Einen merklichen Sprung nach vorne getan hat auch der Luzerner Künstler und autochthone Selbstinterpret Urs Lüthi (1947), der neben seiner künstlerischen Tätigkeit seit 1994 als Professor an der Kunsthochschule in Kassel unterrichtet. Dass sich die Wertschätzung für Lüthis Werk im Kreis unserer Expertenrunde gegenüber dem Vorjahr markant erhöht hat (von Rang 37 auf Rang 21), lässt sich teilweise damit erklären, dass dieser Künstler in diesem Sommer das Privileg geniesst, an der Biennale in Venedig den Schweizer Pavillon zu bespielen.

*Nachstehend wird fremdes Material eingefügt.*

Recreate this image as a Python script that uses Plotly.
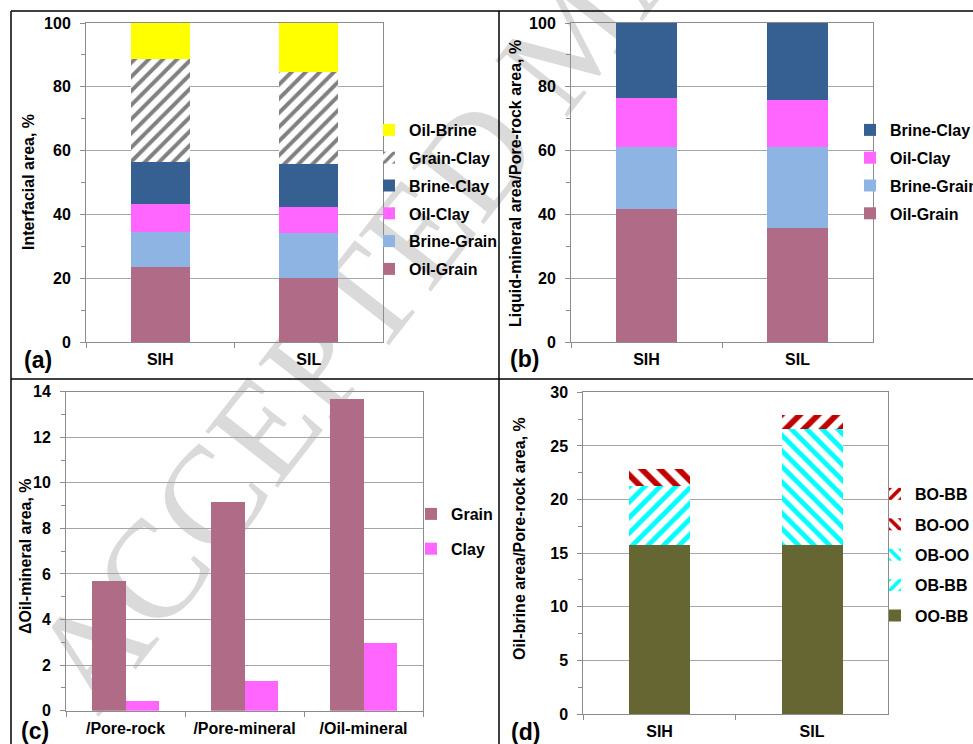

In der Rangliste deutlich nach oben geklettert sind auch der aus Basel stammende Mediencollagist Erik Steinbrecher (1963), die Zürcher Fotografin Zilla Leutenegger (1968) und die junge Film- und Videokünstlerin Emmanuelle Antille (1972) aus Lausanne. Fünf Künstlerinnen, Künstler oder Künstlerpaare sind heuer zum ersten Mal im Haupttableau vertreten: Von null auf Rang 37 schafften es Sabina Lang und Daniel Baumann, bekannt geworden unter der Kurzformel L/B. Das Duo aus Burgdorf beschäftigt sich mit der Multifunktionalität von Räumen und lässt dabei das Design und die Modeströmungen der Sechziger- und Siebzigerjahre wieder aufleben. Von null auf Rang 42 stiess die 33-jährige Thunerin Chantal Michel vor, die – wie zahlreiche andere Kreative auch – ihren eigenen Körper zum wichtigsten Instrument fotografischer Selbstinszenierungen erhoben hat. In diesem Jahr erstmals in den top 50 vertreten sind zudem der Computerkünstler Yves Netzhammer (Rang 43), das Künstlerpaar Gerda Steiner & Jörg Lenzlinger (Rang 45) und die Fotografin Katrin Freisager (Rang 48).